# Exercise objective
Word for word, extract the first line of the records below and each line after it, up to and including the line with "ax.set_ylim(1e2, 10 ** 16.94)". Pictures are left out.

[Begin Supplied entries]

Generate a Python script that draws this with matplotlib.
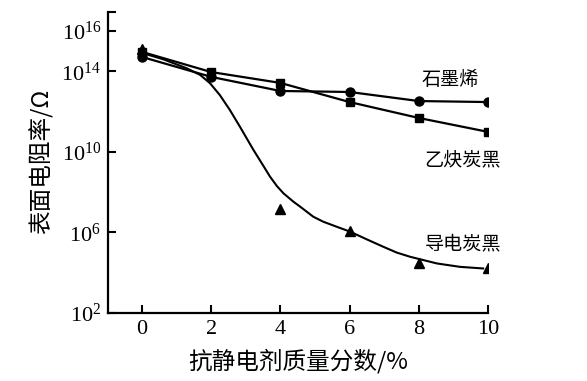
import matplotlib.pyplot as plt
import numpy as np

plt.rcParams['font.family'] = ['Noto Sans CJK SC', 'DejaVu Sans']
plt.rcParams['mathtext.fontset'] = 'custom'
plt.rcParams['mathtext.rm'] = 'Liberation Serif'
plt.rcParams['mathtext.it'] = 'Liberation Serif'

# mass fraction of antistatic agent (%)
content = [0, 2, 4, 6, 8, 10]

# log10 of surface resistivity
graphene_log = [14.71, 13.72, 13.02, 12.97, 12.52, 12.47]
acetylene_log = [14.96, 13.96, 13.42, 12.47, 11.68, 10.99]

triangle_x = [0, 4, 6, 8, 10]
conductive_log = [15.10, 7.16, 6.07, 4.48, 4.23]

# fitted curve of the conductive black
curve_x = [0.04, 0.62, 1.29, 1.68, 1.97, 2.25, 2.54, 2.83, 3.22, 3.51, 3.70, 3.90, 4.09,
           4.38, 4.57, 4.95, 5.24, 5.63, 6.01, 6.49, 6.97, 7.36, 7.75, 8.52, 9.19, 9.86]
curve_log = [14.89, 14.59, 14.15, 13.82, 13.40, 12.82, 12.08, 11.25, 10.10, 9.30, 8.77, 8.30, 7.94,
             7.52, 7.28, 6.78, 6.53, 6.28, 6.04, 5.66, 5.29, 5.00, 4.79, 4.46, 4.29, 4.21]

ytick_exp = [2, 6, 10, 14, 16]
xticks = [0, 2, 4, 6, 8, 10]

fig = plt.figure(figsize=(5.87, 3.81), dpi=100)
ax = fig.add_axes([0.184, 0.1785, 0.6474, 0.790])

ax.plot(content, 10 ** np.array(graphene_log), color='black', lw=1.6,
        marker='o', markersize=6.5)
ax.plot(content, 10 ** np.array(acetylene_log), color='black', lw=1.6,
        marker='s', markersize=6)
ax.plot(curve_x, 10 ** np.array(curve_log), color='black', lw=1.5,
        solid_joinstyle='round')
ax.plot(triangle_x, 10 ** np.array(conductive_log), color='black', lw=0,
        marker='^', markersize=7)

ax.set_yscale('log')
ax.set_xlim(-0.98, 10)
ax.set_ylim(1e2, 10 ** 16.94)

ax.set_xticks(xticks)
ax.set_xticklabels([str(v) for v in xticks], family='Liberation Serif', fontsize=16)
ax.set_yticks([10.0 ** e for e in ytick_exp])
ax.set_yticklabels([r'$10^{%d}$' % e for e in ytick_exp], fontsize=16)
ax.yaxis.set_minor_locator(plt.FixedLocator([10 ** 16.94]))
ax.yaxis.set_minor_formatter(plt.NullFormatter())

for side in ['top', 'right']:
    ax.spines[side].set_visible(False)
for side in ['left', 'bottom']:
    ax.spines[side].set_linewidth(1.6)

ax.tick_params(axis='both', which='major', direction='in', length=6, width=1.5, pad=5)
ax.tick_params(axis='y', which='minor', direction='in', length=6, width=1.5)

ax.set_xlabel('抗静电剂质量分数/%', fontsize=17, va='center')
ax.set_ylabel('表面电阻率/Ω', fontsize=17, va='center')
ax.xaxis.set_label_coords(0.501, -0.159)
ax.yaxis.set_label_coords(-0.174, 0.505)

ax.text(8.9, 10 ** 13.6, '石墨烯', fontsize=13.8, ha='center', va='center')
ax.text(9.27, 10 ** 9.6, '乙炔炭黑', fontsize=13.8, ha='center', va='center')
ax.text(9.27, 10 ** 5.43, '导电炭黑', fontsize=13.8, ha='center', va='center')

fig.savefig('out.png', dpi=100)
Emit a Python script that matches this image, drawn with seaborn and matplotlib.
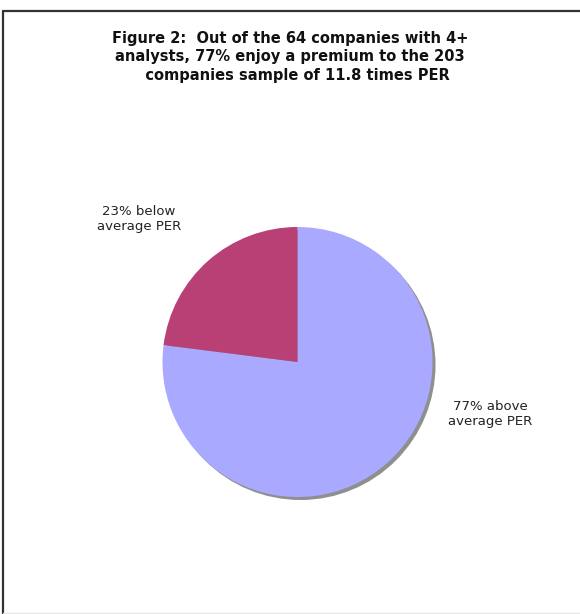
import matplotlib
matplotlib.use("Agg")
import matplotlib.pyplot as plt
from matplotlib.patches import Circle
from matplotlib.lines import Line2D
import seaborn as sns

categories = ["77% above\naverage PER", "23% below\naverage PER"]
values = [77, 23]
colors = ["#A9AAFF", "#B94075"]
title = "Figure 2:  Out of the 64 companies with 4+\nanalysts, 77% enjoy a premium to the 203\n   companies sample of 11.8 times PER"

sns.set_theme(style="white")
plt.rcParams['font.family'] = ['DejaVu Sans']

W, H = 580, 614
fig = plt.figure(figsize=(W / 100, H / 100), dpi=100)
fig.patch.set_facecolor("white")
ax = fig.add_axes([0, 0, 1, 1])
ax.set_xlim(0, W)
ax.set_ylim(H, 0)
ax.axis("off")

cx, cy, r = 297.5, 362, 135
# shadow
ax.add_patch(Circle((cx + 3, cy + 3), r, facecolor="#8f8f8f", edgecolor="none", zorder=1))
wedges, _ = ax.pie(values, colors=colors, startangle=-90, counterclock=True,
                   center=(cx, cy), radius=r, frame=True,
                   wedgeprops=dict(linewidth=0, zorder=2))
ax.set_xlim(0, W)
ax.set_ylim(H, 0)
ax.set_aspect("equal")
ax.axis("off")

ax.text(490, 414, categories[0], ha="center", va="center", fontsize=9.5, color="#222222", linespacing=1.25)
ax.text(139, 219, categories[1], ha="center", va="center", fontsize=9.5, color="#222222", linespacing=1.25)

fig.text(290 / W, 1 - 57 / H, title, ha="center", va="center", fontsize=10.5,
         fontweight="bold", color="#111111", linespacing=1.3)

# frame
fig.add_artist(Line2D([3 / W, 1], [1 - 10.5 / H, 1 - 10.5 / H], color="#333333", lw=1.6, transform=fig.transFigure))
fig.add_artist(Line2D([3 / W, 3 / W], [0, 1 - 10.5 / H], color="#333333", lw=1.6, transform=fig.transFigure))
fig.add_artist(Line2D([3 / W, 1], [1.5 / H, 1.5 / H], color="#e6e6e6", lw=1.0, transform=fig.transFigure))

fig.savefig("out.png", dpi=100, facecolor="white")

[End Supplied entries]

# Reply to the exercise
Generate a Python script that draws this with matplotlib.
import matplotlib.pyplot as plt
import numpy as np

plt.rcParams['font.family'] = ['Noto Sans CJK SC', 'DejaVu Sans']
plt.rcParams['mathtext.fontset'] = 'custom'
plt.rcParams['mathtext.rm'] = 'Liberation Serif'
plt.rcParams['mathtext.it'] = 'Liberation Serif'

# mass fraction of antistatic agent (%)
content = [0, 2, 4, 6, 8, 10]

# log10 of surface resistivity
graphene_log = [14.71, 13.72, 13.02, 12.97, 12.52, 12.47]
acetylene_log = [14.96, 13.96, 13.42, 12.47, 11.68, 10.99]

triangle_x = [0, 4, 6, 8, 10]
conductive_log = [15.10, 7.16, 6.07, 4.48, 4.23]

# fitted curve of the conductive black
curve_x = [0.04, 0.62, 1.29, 1.68, 1.97, 2.25, 2.54, 2.83, 3.22, 3.51, 3.70, 3.90, 4.09,
           4.38, 4.57, 4.95, 5.24, 5.63, 6.01, 6.49, 6.97, 7.36, 7.75, 8.52, 9.19, 9.86]
curve_log = [14.89, 14.59, 14.15, 13.82, 13.40, 12.82, 12.08, 11.25, 10.10, 9.30, 8.77, 8.30, 7.94,
             7.52, 7.28, 6.78, 6.53, 6.28, 6.04, 5.66, 5.29, 5.00, 4.79, 4.46, 4.29, 4.21]

ytick_exp = [2, 6, 10, 14, 16]
xticks = [0, 2, 4, 6, 8, 10]

fig = plt.figure(figsize=(5.87, 3.81), dpi=100)
ax = fig.add_axes([0.184, 0.1785, 0.6474, 0.790])

ax.plot(content, 10 ** np.array(graphene_log), color='black', lw=1.6,
        marker='o', markersize=6.5)
ax.plot(content, 10 ** np.array(acetylene_log), color='black', lw=1.6,
        marker='s', markersize=6)
ax.plot(curve_x, 10 ** np.array(curve_log), color='black', lw=1.5,
        solid_joinstyle='round')
ax.plot(triangle_x, 10 ** np.array(conductive_log), color='black', lw=0,
        marker='^', markersize=7)

ax.set_yscale('log')
ax.set_xlim(-0.98, 10)
ax.set_ylim(1e2, 10 ** 16.94)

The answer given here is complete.